Lo Stato che non fa lo Stato
La vera funzione della politica sarebbe quella di amministrare risolvendo i problemi delle persone. Un teorema impegnativo che la fa a botte con la cronaca quotidiana del nostro Paese. Se lo Stato non fa lo Stato dobbiamo prendere atto, accettando anche di scivolare nell’antipatico populismo, che i «nostri» delegati, insomma quelli che votiamo, abbiano ben chiara in testa la strategia della campagna elettorale, un po’ meno quella del buon governo che, appunto, significa fare in modo di rendere più semplice la vita dei cittadini.
La critica è rivolta ai legislatori nazionali e regionali, mentre salviamo i sindaci che, essendo vicini alla gente, ne condividono anche i guai.

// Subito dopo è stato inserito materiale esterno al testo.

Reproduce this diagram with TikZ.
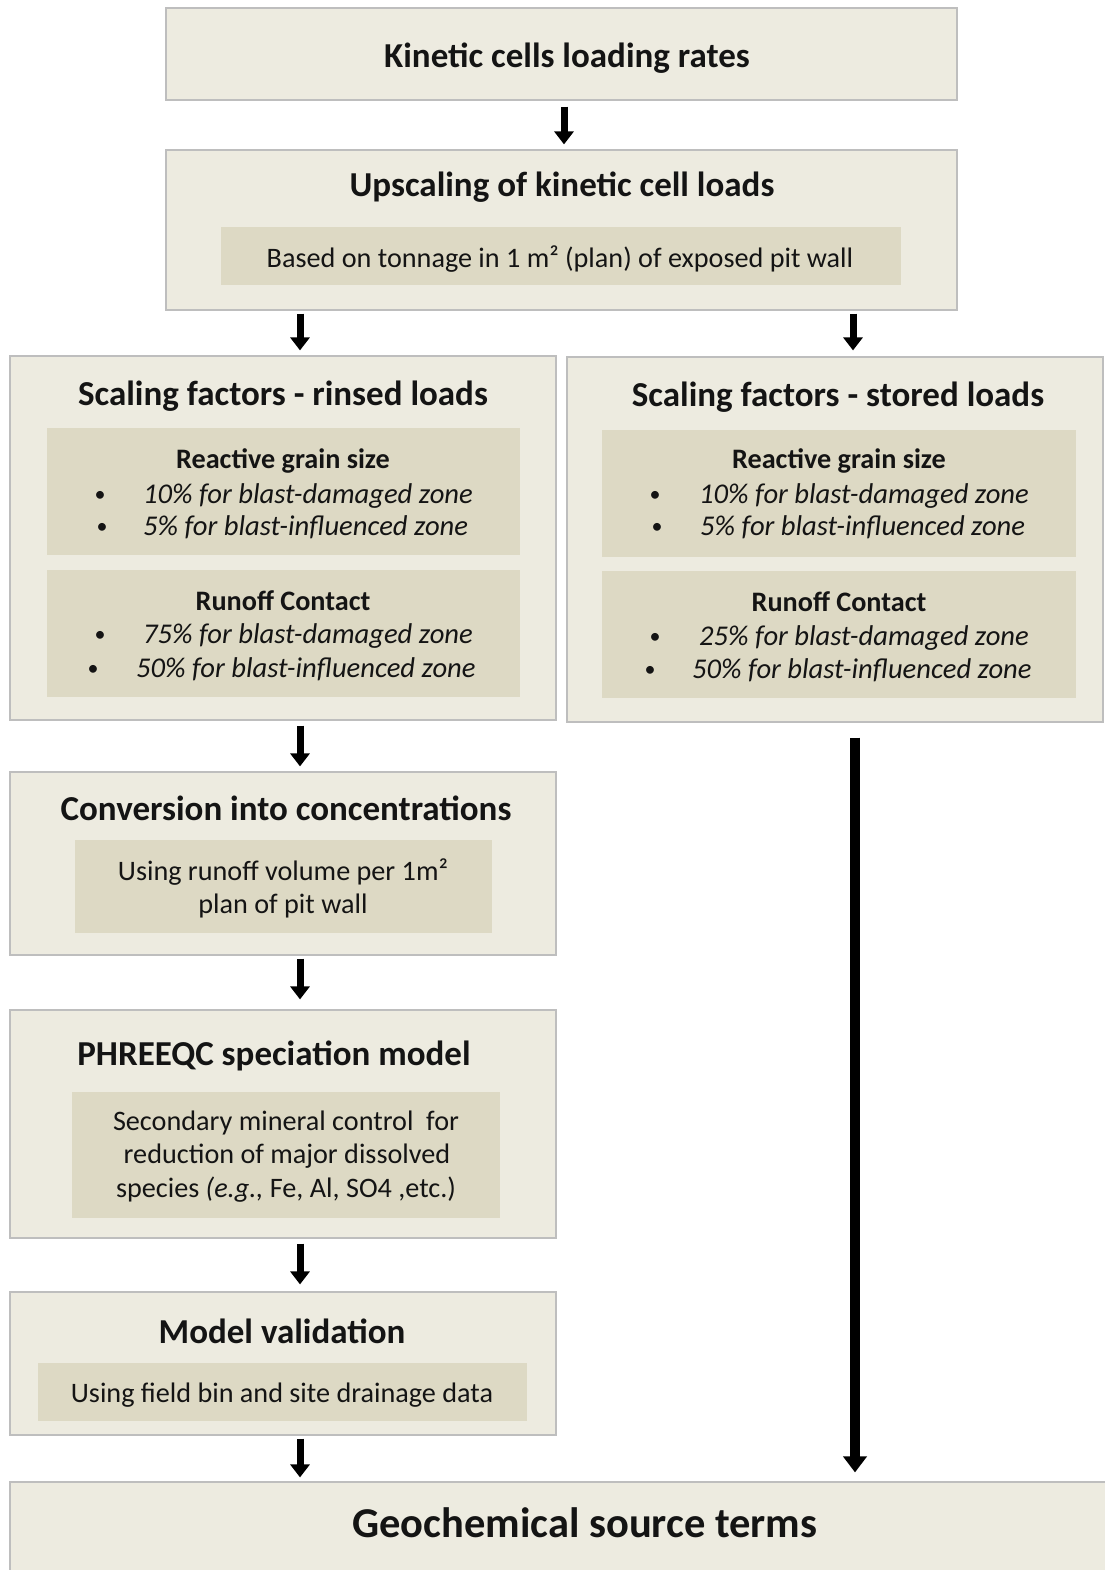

Chiedere a persone anziane di scegliere chi sarà il «gestore» del malato cronico, è un esempio fra i tanti (non bastava il medico di famiglia?) che dimostra come l’ufficio «complicazione affari semplici» sia sempre aperto. Tanto che la ridondante burocrazia fa sprecare quasi 70 miliardi di euro l’anno. Il che ci riporta al punto e a capo: ogni riforma dovrebbe avere una caratteristica fondamentale, ovvero essere migliorativa rispetto al passato. In caso contrario resta attuale l’aforisma di Ennio Flaiano: «La situazione politica in Italia è grave, ma non è seria».